══ Data shown ══

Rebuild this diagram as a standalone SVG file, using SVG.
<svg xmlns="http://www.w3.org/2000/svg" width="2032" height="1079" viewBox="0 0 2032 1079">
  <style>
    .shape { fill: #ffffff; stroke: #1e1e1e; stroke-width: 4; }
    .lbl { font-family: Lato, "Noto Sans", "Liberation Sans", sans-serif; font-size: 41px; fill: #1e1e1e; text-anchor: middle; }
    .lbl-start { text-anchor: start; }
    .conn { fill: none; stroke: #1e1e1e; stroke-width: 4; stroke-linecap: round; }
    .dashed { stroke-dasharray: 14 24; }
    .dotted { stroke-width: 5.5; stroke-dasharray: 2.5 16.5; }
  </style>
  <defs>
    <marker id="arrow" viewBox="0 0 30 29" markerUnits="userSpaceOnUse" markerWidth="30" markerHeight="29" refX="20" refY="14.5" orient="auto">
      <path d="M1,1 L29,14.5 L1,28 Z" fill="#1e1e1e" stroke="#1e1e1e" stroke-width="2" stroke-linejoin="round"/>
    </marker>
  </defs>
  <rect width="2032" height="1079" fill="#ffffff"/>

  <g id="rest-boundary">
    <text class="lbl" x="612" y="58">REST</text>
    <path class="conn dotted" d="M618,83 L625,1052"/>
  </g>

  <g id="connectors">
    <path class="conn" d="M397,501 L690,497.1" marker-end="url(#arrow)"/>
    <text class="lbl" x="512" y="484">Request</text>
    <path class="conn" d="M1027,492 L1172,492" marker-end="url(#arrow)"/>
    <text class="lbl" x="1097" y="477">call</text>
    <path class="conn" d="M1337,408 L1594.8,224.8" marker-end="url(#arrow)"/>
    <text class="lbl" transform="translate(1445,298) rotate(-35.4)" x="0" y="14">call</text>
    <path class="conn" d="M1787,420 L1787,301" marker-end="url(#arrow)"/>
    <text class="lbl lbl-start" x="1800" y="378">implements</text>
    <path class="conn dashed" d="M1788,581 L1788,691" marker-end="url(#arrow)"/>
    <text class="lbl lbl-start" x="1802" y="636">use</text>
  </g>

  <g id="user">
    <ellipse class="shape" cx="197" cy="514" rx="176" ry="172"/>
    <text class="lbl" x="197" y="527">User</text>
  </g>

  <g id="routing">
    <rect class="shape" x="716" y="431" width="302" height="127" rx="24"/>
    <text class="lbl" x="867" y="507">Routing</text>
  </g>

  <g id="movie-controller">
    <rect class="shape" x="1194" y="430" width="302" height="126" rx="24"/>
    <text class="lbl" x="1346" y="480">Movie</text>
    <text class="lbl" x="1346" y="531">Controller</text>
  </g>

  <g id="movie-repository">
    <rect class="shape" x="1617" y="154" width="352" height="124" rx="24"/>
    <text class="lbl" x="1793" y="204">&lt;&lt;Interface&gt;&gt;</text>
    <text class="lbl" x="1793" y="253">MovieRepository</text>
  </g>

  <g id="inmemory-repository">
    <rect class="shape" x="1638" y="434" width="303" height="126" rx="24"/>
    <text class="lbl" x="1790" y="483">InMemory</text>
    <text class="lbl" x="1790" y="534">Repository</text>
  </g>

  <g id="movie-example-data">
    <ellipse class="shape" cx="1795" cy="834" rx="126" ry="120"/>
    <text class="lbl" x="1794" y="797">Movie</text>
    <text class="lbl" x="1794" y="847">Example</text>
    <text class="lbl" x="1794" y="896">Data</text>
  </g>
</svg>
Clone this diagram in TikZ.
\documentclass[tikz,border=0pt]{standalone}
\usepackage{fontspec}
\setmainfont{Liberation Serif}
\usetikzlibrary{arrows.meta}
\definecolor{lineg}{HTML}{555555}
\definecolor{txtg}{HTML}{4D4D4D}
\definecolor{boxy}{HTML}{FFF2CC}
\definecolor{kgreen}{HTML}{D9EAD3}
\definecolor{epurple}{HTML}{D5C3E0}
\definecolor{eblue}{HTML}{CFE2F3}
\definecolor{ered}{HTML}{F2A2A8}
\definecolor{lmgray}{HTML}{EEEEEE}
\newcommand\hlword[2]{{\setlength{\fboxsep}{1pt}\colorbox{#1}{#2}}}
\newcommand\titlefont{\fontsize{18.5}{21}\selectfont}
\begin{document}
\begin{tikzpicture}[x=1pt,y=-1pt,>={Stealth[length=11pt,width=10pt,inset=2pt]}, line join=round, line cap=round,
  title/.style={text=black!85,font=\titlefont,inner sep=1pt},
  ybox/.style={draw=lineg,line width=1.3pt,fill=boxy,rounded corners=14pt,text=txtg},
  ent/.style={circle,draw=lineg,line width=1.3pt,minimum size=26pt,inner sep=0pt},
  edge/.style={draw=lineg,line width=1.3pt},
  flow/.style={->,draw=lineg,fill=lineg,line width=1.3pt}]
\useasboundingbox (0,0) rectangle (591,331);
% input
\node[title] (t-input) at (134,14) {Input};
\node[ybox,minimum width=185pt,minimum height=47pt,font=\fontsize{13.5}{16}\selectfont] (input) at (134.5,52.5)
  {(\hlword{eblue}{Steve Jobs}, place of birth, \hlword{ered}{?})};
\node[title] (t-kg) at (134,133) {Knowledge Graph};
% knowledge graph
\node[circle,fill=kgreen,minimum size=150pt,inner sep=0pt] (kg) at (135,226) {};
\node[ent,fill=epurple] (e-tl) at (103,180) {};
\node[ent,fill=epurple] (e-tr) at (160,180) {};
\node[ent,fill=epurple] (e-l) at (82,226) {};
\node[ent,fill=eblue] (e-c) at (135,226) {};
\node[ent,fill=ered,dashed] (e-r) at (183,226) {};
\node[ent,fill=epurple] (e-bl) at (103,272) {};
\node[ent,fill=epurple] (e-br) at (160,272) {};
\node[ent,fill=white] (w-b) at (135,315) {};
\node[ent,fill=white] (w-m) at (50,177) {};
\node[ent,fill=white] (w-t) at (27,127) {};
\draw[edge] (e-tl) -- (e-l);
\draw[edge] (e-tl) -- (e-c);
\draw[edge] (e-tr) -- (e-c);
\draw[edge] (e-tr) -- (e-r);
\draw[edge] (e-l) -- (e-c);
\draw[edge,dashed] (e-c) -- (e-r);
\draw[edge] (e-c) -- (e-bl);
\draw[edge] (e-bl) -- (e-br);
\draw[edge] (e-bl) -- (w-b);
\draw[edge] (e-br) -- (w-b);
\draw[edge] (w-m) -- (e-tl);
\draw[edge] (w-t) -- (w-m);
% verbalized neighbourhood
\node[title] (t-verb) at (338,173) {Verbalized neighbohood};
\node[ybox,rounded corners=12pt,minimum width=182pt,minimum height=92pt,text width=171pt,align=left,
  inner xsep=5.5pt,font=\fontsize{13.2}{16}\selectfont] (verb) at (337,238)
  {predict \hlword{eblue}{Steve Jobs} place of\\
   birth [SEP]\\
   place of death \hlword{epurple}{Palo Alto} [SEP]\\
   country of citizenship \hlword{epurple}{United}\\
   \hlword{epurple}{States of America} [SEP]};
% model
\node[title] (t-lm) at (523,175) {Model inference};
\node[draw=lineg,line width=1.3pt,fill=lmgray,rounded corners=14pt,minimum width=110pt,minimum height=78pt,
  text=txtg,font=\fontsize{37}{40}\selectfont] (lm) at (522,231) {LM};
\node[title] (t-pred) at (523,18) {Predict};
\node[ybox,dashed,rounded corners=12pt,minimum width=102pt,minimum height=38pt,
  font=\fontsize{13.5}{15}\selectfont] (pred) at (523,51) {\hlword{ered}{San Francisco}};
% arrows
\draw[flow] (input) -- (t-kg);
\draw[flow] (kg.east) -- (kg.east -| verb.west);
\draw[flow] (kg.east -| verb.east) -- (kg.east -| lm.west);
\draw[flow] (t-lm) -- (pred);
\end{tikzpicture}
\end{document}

═══

* [Stated exercise]:
Print all of the entries again, exactly as written.

* [Answer to this exercise]:
Rebuild this diagram as a standalone SVG file, using SVG.
<svg xmlns="http://www.w3.org/2000/svg" width="2032" height="1079" viewBox="0 0 2032 1079">
  <style>
    .shape { fill: #ffffff; stroke: #1e1e1e; stroke-width: 4; }
    .lbl { font-family: Lato, "Noto Sans", "Liberation Sans", sans-serif; font-size: 41px; fill: #1e1e1e; text-anchor: middle; }
    .lbl-start { text-anchor: start; }
    .conn { fill: none; stroke: #1e1e1e; stroke-width: 4; stroke-linecap: round; }
    .dashed { stroke-dasharray: 14 24; }
    .dotted { stroke-width: 5.5; stroke-dasharray: 2.5 16.5; }
  </style>
  <defs>
    <marker id="arrow" viewBox="0 0 30 29" markerUnits="userSpaceOnUse" markerWidth="30" markerHeight="29" refX="20" refY="14.5" orient="auto">
      <path d="M1,1 L29,14.5 L1,28 Z" fill="#1e1e1e" stroke="#1e1e1e" stroke-width="2" stroke-linejoin="round"/>
    </marker>
  </defs>
  <rect width="2032" height="1079" fill="#ffffff"/>

  <g id="rest-boundary">
    <text class="lbl" x="612" y="58">REST</text>
    <path class="conn dotted" d="M618,83 L625,1052"/>
  </g>

  <g id="connectors">
    <path class="conn" d="M397,501 L690,497.1" marker-end="url(#arrow)"/>
    <text class="lbl" x="512" y="484">Request</text>
    <path class="conn" d="M1027,492 L1172,492" marker-end="url(#arrow)"/>
    <text class="lbl" x="1097" y="477">call</text>
    <path class="conn" d="M1337,408 L1594.8,224.8" marker-end="url(#arrow)"/>
    <text class="lbl" transform="translate(1445,298) rotate(-35.4)" x="0" y="14">call</text>
    <path class="conn" d="M1787,420 L1787,301" marker-end="url(#arrow)"/>
    <text class="lbl lbl-start" x="1800" y="378">implements</text>
    <path class="conn dashed" d="M1788,581 L1788,691" marker-end="url(#arrow)"/>
    <text class="lbl lbl-start" x="1802" y="636">use</text>
  </g>

  <g id="user">
    <ellipse class="shape" cx="197" cy="514" rx="176" ry="172"/>
    <text class="lbl" x="197" y="527">User</text>
  </g>

  <g id="routing">
    <rect class="shape" x="716" y="431" width="302" height="127" rx="24"/>
    <text class="lbl" x="867" y="507">Routing</text>
  </g>

  <g id="movie-controller">
    <rect class="shape" x="1194" y="430" width="302" height="126" rx="24"/>
    <text class="lbl" x="1346" y="480">Movie</text>
    <text class="lbl" x="1346" y="531">Controller</text>
  </g>

  <g id="movie-repository">
    <rect class="shape" x="1617" y="154" width="352" height="124" rx="24"/>
    <text class="lbl" x="1793" y="204">&lt;&lt;Interface&gt;&gt;</text>
    <text class="lbl" x="1793" y="253">MovieRepository</text>
  </g>

  <g id="inmemory-repository">
    <rect class="shape" x="1638" y="434" width="303" height="126" rx="24"/>
    <text class="lbl" x="1790" y="483">InMemory</text>
    <text class="lbl" x="1790" y="534">Repository</text>
  </g>

  <g id="movie-example-data">
    <ellipse class="shape" cx="1795" cy="834" rx="126" ry="120"/>
    <text class="lbl" x="1794" y="797">Movie</text>
    <text class="lbl" x="1794" y="847">Example</text>
    <text class="lbl" x="1794" y="896">Data</text>
  </g>
</svg>
Clone this diagram in TikZ.
\documentclass[tikz,border=0pt]{standalone}
\usepackage{fontspec}
\setmainfont{Liberation Serif}
\usetikzlibrary{arrows.meta}
\definecolor{lineg}{HTML}{555555}
\definecolor{txtg}{HTML}{4D4D4D}
\definecolor{boxy}{HTML}{FFF2CC}
\definecolor{kgreen}{HTML}{D9EAD3}
\definecolor{epurple}{HTML}{D5C3E0}
\definecolor{eblue}{HTML}{CFE2F3}
\definecolor{ered}{HTML}{F2A2A8}
\definecolor{lmgray}{HTML}{EEEEEE}
\newcommand\hlword[2]{{\setlength{\fboxsep}{1pt}\colorbox{#1}{#2}}}
\newcommand\titlefont{\fontsize{18.5}{21}\selectfont}
\begin{document}
\begin{tikzpicture}[x=1pt,y=-1pt,>={Stealth[length=11pt,width=10pt,inset=2pt]}, line join=round, line cap=round,
  title/.style={text=black!85,font=\titlefont,inner sep=1pt},
  ybox/.style={draw=lineg,line width=1.3pt,fill=boxy,rounded corners=14pt,text=txtg},
  ent/.style={circle,draw=lineg,line width=1.3pt,minimum size=26pt,inner sep=0pt},
  edge/.style={draw=lineg,line width=1.3pt},
  flow/.style={->,draw=lineg,fill=lineg,line width=1.3pt}]
\useasboundingbox (0,0) rectangle (591,331);
% input
\node[title] (t-input) at (134,14) {Input};
\node[ybox,minimum width=185pt,minimum height=47pt,font=\fontsize{13.5}{16}\selectfont] (input) at (134.5,52.5)
  {(\hlword{eblue}{Steve Jobs}, place of birth, \hlword{ered}{?})};
\node[title] (t-kg) at (134,133) {Knowledge Graph};
% knowledge graph
\node[circle,fill=kgreen,minimum size=150pt,inner sep=0pt] (kg) at (135,226) {};
\node[ent,fill=epurple] (e-tl) at (103,180) {};
\node[ent,fill=epurple] (e-tr) at (160,180) {};
\node[ent,fill=epurple] (e-l) at (82,226) {};
\node[ent,fill=eblue] (e-c) at (135,226) {};
\node[ent,fill=ered,dashed] (e-r) at (183,226) {};
\node[ent,fill=epurple] (e-bl) at (103,272) {};
\node[ent,fill=epurple] (e-br) at (160,272) {};
\node[ent,fill=white] (w-b) at (135,315) {};
\node[ent,fill=white] (w-m) at (50,177) {};
\node[ent,fill=white] (w-t) at (27,127) {};
\draw[edge] (e-tl) -- (e-l);
\draw[edge] (e-tl) -- (e-c);
\draw[edge] (e-tr) -- (e-c);
\draw[edge] (e-tr) -- (e-r);
\draw[edge] (e-l) -- (e-c);
\draw[edge,dashed] (e-c) -- (e-r);
\draw[edge] (e-c) -- (e-bl);
\draw[edge] (e-bl) -- (e-br);
\draw[edge] (e-bl) -- (w-b);
\draw[edge] (e-br) -- (w-b);
\draw[edge] (w-m) -- (e-tl);
\draw[edge] (w-t) -- (w-m);
% verbalized neighbourhood
\node[title] (t-verb) at (338,173) {Verbalized neighbohood};
\node[ybox,rounded corners=12pt,minimum width=182pt,minimum height=92pt,text width=171pt,align=left,
  inner xsep=5.5pt,font=\fontsize{13.2}{16}\selectfont] (verb) at (337,238)
  {predict \hlword{eblue}{Steve Jobs} place of\\
   birth [SEP]\\
   place of death \hlword{epurple}{Palo Alto} [SEP]\\
   country of citizenship \hlword{epurple}{United}\\
   \hlword{epurple}{States of America} [SEP]};
% model
\node[title] (t-lm) at (523,175) {Model inference};
\node[draw=lineg,line width=1.3pt,fill=lmgray,rounded corners=14pt,minimum width=110pt,minimum height=78pt,
  text=txtg,font=\fontsize{37}{40}\selectfont] (lm) at (522,231) {LM};
\node[title] (t-pred) at (523,18) {Predict};
\node[ybox,dashed,rounded corners=12pt,minimum width=102pt,minimum height=38pt,
  font=\fontsize{13.5}{15}\selectfont] (pred) at (523,51) {\hlword{ered}{San Francisco}};
% arrows
\draw[flow] (input) -- (t-kg);
\draw[flow] (kg.east) -- (kg.east -| verb.west);
\draw[flow] (kg.east -| verb.east) -- (kg.east -| lm.west);
\draw[flow] (t-lm) -- (pred);
\end{tikzpicture}
\end{document}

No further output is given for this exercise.